Mamdani’s House candidates attack Israel in closing arguments
Brad Lander, Claire Valdez, and Darializa Avila Chevalier are all demonizing the Jewish state in the runup to Tuesday’s primary
Congressional candidate Claire Valdez, Congressional candidate Brad Lander, Mayor Zohran Mamdani, and Congressional candidate Darializa Avila Chevalier raise their hands during a Get Out the Vote (GOTV) rally at King's Theater on June 18, 2026 in New York City (Photo by Michael M. Santiago/Getty Images)
The battle for three Democratic congressional primaries in New York City has been defined by a conflict more than 5,000 miles away, with candidates spending the final days before Tuesday’s primary echoing the fiercely anti-Israel rhetoric that helped elevate Mayor Zohran Mamdani to power.
All three of the mayor’s favored contenders for the House — former City Comptroller Brad Lander, Assemblymember Claire Valdez and doctoral student Darializa Avila Chevalier — underscored their criticism of Israel and its U.S. supporters as early voting began in the contested districts.
Avila Chevalier took time in a televised debate on Tuesday to accuse the country of “apartheid” while seeming to compare the actions of Jewish settlers in the West Bank and the IDF in the Gaza Strip to gentrification in the district where she hopes to unseat Rep. Adriano Espaillat (D-NY) and other majority-minority areas.
“I saw so many connections between what was happening to Palestinians there in Palestine and what was happening to so many communities across the U.S., particularly Black and Latino communities, who have been priced out and pushed out of our homes,” said Avila Chevalier, who — like most candidates affiliated with the Democratic Socialists of America — draws her strongest support from predominantly white and highly educated residents of the district.
“When we talk about displacement in the West Bank and Gaza, it is a very similar, visually similar situation, where people who have been in a place for generations, are being displaced because of corporate interests, because of folks who are coming in, claiming the land over, and buying it up and kicking the people who live there out.”
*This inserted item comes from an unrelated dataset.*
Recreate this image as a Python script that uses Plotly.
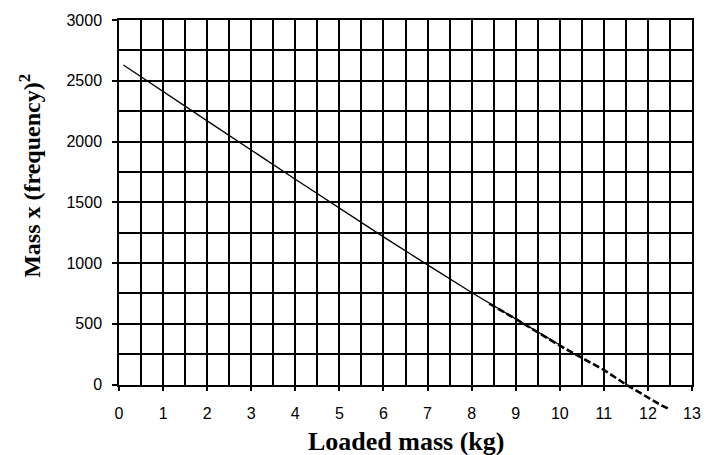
import plotly.graph_objects as go

# data
solid_x = [0.1, 0.45, 2, 4, 6, 7, 8, 9, 10.1]
solid_y = [2630, 2545, 2170, 1690, 1215, 985, 757, 540, 305]
dash_x = [8.4, 9.0, 10.0, 11.0, 11.5, 12.3, 12.5]
dash_y = [665, 540, 320, 120, 0, -170, -205]

x_range = [0, 13]
y_range = [0, 3000]

W, H = 717, 455
m_l, m_r, m_t, m_b = 119, 25, 17, 40
plot_h = H - m_t - m_b
axis_bottom_px = 384.3
d = (H - m_b - axis_bottom_px) / plot_h  # fraction of area below y=0
y2_low = -(y_range[1] * d / (1 - d))

fig = go.Figure()
fig.add_trace(go.Scatter(x=solid_x, y=solid_y, mode="lines",
                         line=dict(color="black", width=1.3),
                         xaxis="x2", yaxis="y2", showlegend=False))
fig.add_trace(go.Scatter(x=dash_x, y=dash_y, mode="lines",
                         line=dict(color="black", width=2.6, dash="7px,3px"),
                         xaxis="x2", yaxis="y2", showlegend=False))
# invisible trace to keep main axes active
fig.add_trace(go.Scatter(x=[None], y=[None], showlegend=False))

tickfont = dict(family="Liberation Sans, Arial", size=16, color="black")

fig.update_layout(
    width=W, height=H,
    margin=dict(l=m_l, r=m_r, t=m_t, b=m_b),
    paper_bgcolor="white",
    plot_bgcolor="rgba(0,0,0,0)",
    xaxis=dict(range=x_range, domain=[0, 1], anchor="y",
               dtick=1, tick0=0, showgrid=True, gridcolor="black", gridwidth=1.5,
               minor=dict(dtick=0.5, showgrid=True, gridcolor="black", gridwidth=1.5),
               showline=True, linecolor="black", linewidth=1.5, mirror=True,
               ticks="outside", ticklen=5, tickwidth=1.5, tickcolor="black",
               ticklabelstandoff=9, tickfont=tickfont, zeroline=False),
    yaxis=dict(range=y_range, domain=[d, 1], anchor="x",
               dtick=500, tick0=0, showgrid=True, gridcolor="black", gridwidth=1.5,
               minor=dict(dtick=250, showgrid=True, gridcolor="black", gridwidth=1.5),
               showline=True, linecolor="black", linewidth=1.5, mirror=True,
               ticks="outside", ticklen=5, tickwidth=1.5, tickcolor="black",
               ticklabelstandoff=7, tickfont=tickfont, zeroline=False),
    xaxis2=dict(range=x_range, domain=[0, 1], anchor="y2", visible=False,
                showgrid=False, zeroline=False),
    yaxis2=dict(range=[y2_low, y_range[1]], domain=[0, 1], anchor="x2", visible=False,
                showgrid=False, zeroline=False),
)

plot_w = W - m_l - m_r
fig.add_annotation(text="<b>Loaded mass (kg)</b>", xref="paper", yref="paper",
                   x=(406 - m_l) / plot_w, y=(H - m_b - 442) / plot_h,
                   xanchor="center", yanchor="middle", showarrow=False,
                   font=dict(family="Liberation Serif, Times New Roman", size=26, color="black"))
fig.add_annotation(text="<b>Mass x (frequency)<sup>2</sup></b>", xref="paper", yref="paper",
                   x=(30 - m_l) / plot_w, y=(H - m_b - 174) / plot_h,
                   xanchor="center", yanchor="middle", showarrow=False, textangle=-90,
                   font=dict(family="Liberation Serif, Times New Roman", size=24, color="black"))

fig.write_html("out.html")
Avila Chevalier, who has come under fire for attending an anti-Israel demonstration one day after the Oct. 7 attacks, added during the debate that the “very institutions” involved in both the Holy Land and urban America are the same.
Valdez, vying against Brooklyn Borough President Antonio Reynoso for the seat of retiring Rep. Nydia Velazquez (D-NY), has similarly brought Middle Eastern issues into the race for the district spanning parts of Brooklyn and Queens. As a new PAC, Real Fight NYC, began spending hundreds of thousands on ads attacking her record and boosting that of her opponent, the sculptor-turned-socialist lawmaker inaccurately suggested pro-Israel interests were behind the effort.
“Is it actually AIPAC?” Valdez speculated in a thread on X. “This is a well-established pattern from AIPAC and its affiliates, especially when there’s only one candidate who’s been clear and consistent against the genocide.”
Reynoso in fact has been a fierce critic of Israeli policy during the race, and the American Federation of Teachers subsequently identified itself as the main sponsor of the ad campaign. Valdez has neither apologized for nor retracted her remarks.
Even former City Comptroller Brad Lander, the lone self-described progressive Zionist among the mayor’s endorsees, spent his final TV face-off against Rep. Dan Goldman (D-NY) on Monday criticizing the incumbent for his past support for aid packages to Israel and his refusal to call the military campaign in the Gaza Strip “a genocide.” The day before, Lander held a rally with Mamdani and a bevy of left-wing Jewish and Muslim activist groups, which he took as another occasion to condemn Israel.
“We’re united around a belief that a better world is possible — one in which we don’t compromise on anyone’s humanity. One in which we are not complicit in occupation and genocide,” he wrote on X. “One in which everyone has a home they can afford, with no bombs falling on it, in a place where they are both safe and free.”
Mamdani, for his part, vowed at a rally for the trio Thursday evening that they would help combat “monsters” that he claimed dominate the political process. The only such quarry he called out by name, though, was AIPAC.
“AIPAC, for whom the only thing more frightening than democracy being allowed to run its course is an end to genocide and [Israeli Prime Minister] Benjamin Netanyahu’s wars,” the mayor told the roaring crowd.